• [WHAT YOU HAVE TO DO]: Identify the lines containing the word "that". Copy each one.

• [DATA PROVIDED]:

--

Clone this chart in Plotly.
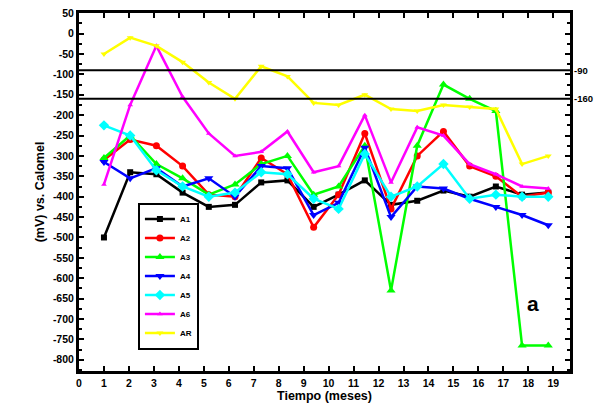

--

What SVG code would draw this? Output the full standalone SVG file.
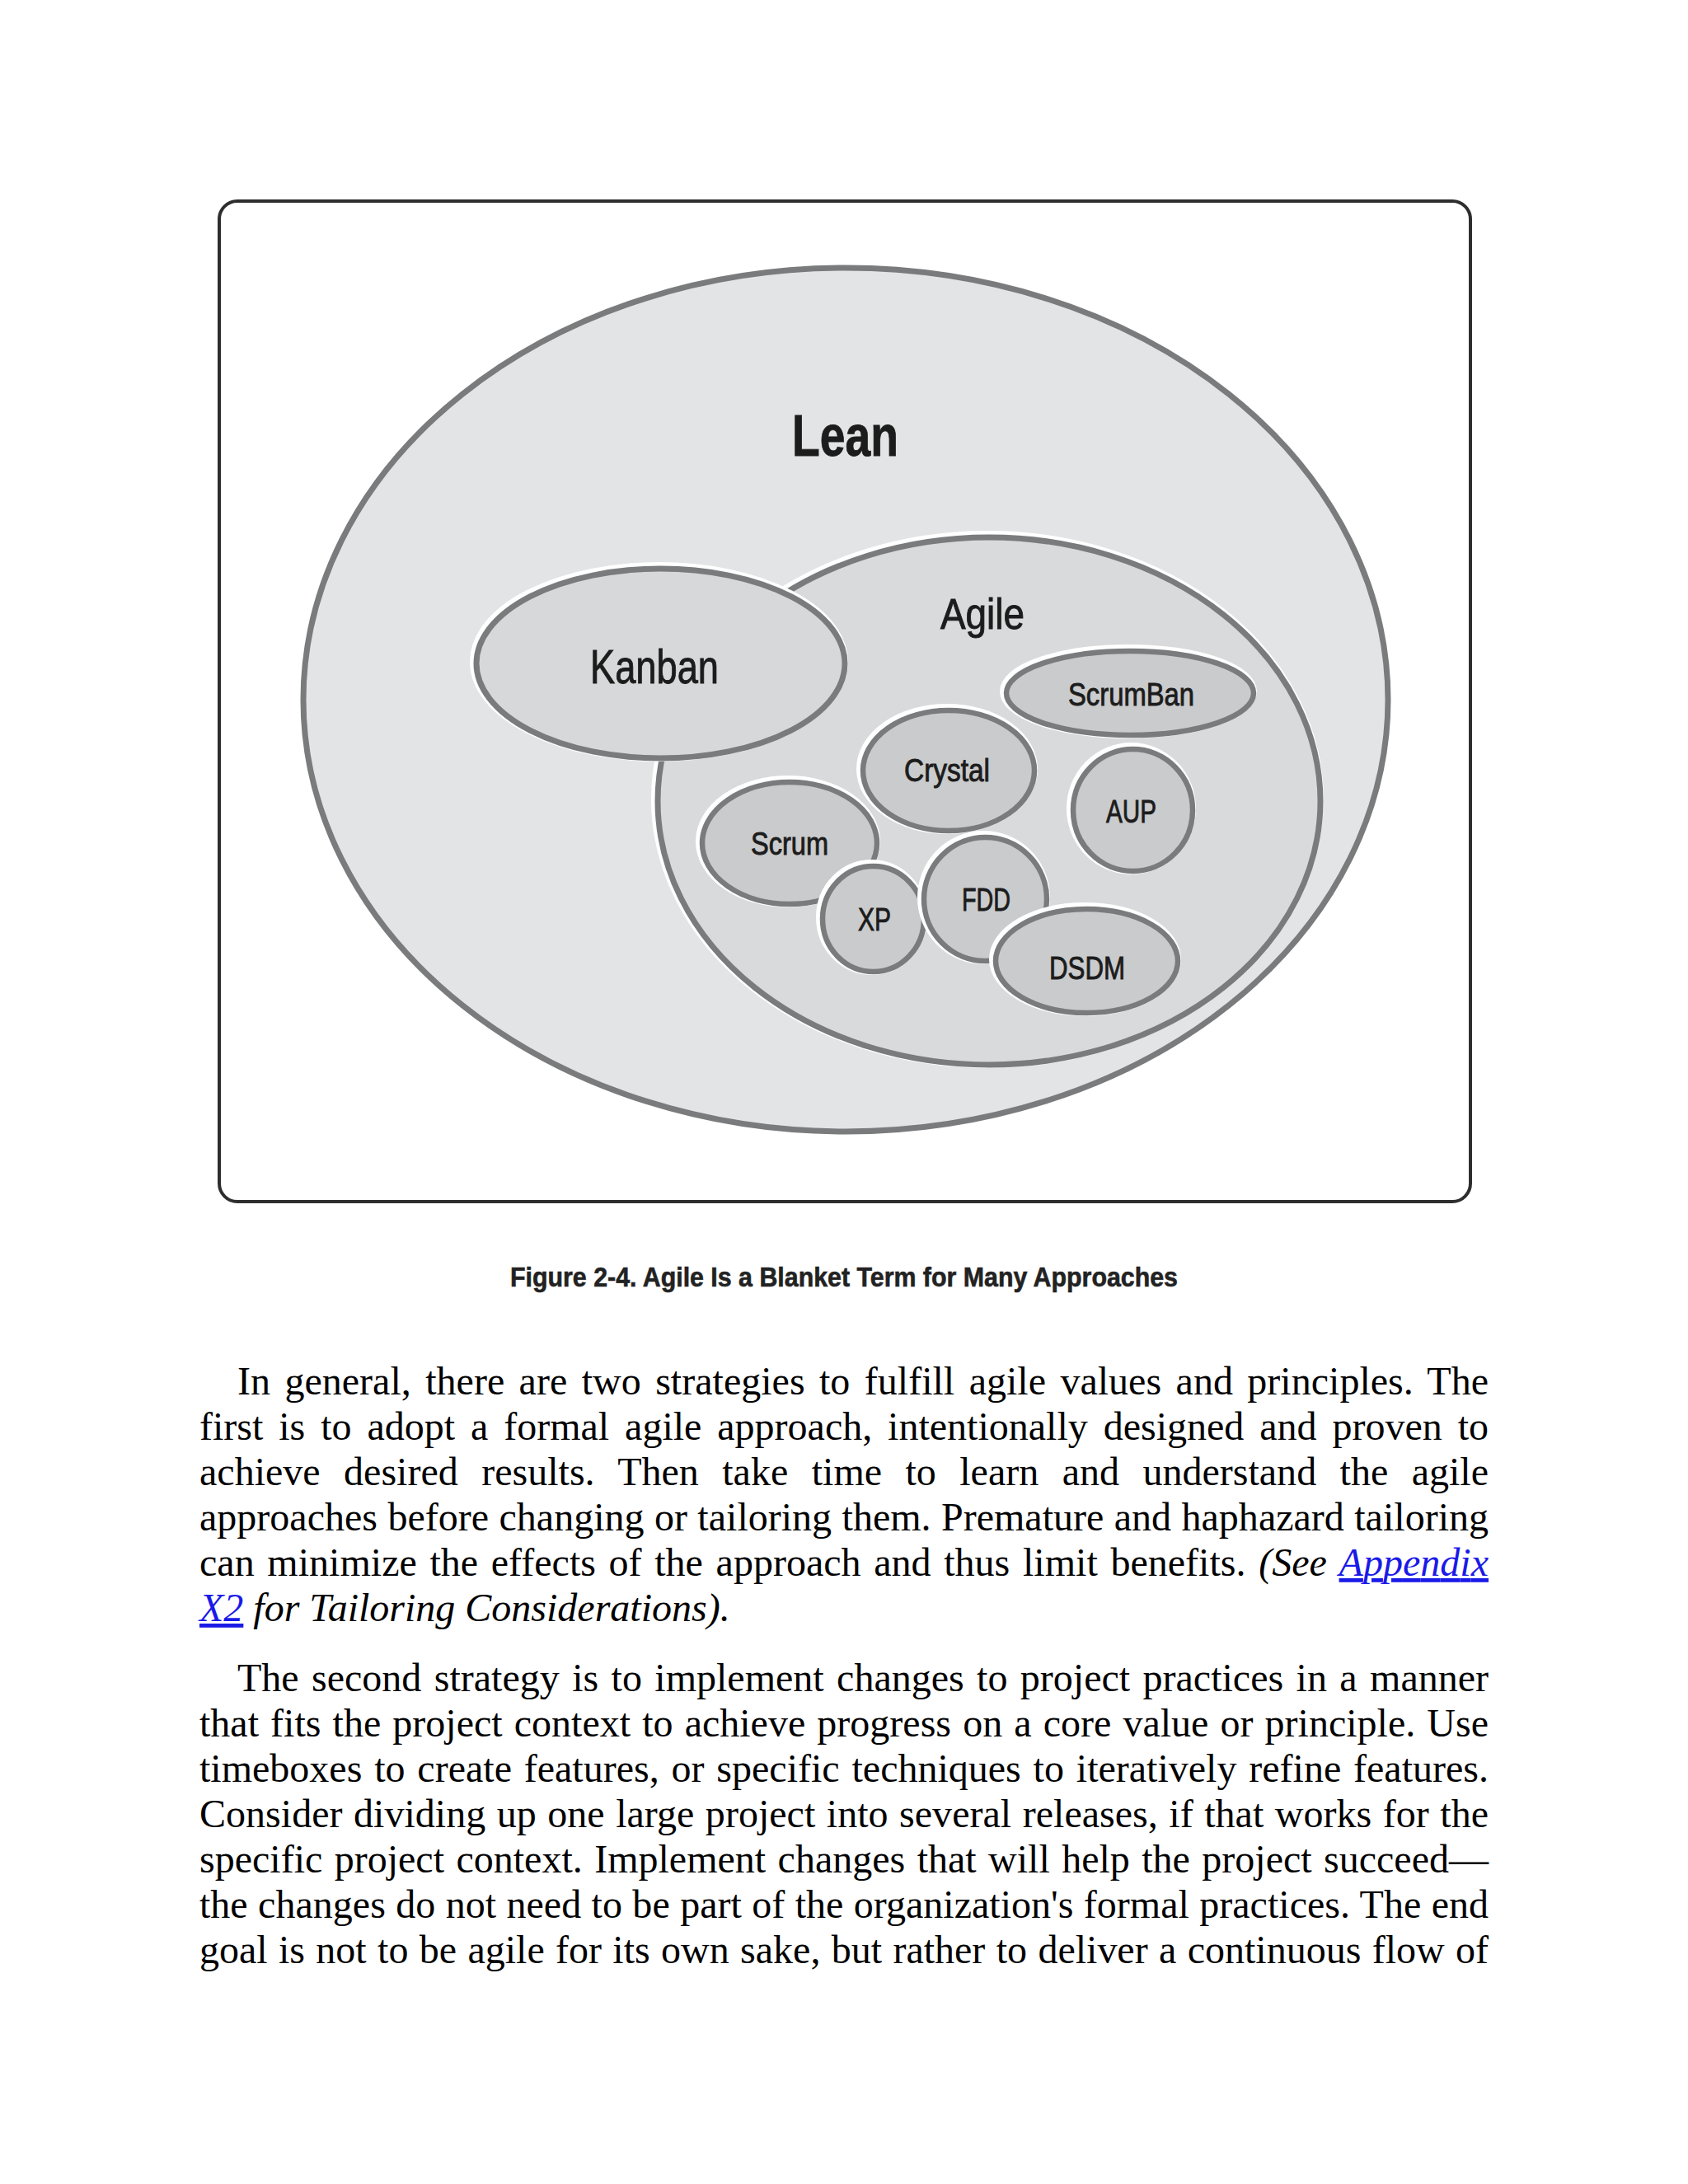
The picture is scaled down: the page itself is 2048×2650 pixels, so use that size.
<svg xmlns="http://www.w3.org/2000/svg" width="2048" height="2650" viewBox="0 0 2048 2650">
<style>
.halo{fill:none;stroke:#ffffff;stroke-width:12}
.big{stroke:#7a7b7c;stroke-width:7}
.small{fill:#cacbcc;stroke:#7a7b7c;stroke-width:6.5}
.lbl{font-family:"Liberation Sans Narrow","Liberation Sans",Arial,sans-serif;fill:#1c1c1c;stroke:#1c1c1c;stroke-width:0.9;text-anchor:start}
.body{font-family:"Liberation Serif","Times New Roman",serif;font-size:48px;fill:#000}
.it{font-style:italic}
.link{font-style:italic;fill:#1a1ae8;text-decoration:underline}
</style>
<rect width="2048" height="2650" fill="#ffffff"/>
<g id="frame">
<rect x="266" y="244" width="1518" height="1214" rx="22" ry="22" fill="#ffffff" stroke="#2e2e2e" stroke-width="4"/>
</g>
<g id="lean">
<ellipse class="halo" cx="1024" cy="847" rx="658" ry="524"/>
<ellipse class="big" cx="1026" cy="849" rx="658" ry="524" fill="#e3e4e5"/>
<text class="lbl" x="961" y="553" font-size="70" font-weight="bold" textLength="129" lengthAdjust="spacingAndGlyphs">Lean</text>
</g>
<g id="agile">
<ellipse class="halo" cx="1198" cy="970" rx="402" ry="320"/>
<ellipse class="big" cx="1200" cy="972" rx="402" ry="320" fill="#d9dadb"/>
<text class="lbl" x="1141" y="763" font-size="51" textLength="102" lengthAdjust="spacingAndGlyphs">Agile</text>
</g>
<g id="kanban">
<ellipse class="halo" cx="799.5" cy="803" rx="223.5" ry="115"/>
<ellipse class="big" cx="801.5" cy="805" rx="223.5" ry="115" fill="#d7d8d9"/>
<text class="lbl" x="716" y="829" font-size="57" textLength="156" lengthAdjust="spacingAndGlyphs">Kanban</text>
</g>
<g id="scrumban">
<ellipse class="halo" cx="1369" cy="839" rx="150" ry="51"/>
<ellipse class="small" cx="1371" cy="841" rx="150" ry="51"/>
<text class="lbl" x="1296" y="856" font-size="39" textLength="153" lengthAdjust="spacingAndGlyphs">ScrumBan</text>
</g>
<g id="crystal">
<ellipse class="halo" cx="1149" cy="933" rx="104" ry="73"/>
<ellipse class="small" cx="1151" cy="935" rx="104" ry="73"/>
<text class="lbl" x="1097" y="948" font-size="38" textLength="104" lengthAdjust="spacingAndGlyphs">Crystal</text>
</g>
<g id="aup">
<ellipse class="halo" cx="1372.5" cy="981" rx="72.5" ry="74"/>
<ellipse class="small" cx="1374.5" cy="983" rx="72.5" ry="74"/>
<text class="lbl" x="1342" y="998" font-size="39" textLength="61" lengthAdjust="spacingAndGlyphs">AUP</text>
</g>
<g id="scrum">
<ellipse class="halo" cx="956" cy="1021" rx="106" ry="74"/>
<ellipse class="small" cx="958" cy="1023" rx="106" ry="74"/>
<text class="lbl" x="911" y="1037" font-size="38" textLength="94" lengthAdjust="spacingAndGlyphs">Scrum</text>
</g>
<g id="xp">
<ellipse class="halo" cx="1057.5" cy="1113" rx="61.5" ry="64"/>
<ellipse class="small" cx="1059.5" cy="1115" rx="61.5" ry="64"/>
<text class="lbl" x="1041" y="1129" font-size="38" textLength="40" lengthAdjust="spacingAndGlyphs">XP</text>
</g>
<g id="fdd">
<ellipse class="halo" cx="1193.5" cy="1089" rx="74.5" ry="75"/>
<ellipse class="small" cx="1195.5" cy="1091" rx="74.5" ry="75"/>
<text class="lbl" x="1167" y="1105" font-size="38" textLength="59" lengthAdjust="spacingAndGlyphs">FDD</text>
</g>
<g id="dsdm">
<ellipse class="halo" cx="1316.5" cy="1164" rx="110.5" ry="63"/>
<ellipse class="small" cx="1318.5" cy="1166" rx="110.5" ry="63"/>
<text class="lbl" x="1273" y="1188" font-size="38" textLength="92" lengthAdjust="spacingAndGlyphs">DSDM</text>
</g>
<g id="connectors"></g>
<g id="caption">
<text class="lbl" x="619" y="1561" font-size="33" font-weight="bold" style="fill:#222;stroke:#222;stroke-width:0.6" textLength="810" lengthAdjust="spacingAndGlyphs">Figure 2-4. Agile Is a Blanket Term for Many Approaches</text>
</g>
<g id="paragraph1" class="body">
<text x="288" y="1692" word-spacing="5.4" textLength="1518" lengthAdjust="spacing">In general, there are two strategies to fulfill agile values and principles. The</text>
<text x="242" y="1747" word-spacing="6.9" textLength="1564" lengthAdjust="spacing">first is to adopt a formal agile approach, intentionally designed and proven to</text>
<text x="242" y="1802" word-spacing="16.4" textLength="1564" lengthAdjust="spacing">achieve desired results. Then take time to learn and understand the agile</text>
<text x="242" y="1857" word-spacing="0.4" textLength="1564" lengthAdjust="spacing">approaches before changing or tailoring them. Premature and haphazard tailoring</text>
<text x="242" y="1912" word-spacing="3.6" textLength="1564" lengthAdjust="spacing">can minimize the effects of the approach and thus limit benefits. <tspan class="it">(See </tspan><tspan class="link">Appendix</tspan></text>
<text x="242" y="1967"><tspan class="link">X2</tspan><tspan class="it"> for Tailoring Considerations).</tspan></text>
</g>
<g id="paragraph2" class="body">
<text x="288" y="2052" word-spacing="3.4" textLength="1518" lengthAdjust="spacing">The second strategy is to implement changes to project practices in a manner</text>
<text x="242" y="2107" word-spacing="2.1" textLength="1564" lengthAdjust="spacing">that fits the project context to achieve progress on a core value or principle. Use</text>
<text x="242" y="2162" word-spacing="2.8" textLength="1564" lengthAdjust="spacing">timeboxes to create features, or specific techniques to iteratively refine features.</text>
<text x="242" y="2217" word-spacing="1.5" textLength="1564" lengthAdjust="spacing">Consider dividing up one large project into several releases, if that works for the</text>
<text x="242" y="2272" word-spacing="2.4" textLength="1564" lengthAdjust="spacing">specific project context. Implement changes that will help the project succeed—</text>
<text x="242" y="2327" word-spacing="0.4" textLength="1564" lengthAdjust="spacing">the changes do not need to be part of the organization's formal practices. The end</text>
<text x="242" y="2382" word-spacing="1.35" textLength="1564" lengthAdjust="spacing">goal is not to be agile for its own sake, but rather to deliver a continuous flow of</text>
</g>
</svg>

--

• [SOLUTION FOR THIS PROBLEM]:
The picture is scaled down: the page itself is 2048×2650 pixels, so use that size.
<text x="242" y="2107" word-spacing="2.1" textLength="1564" lengthAdjust="spacing">that fits the project context to achieve progress on a core value or principle. Use</text>
<text x="242" y="2217" word-spacing="1.5" textLength="1564" lengthAdjust="spacing">Consider dividing up one large project into several releases, if that works for the</text>
<text x="242" y="2272" word-spacing="2.4" textLength="1564" lengthAdjust="spacing">specific project context. Implement changes that will help the project succeed—</text>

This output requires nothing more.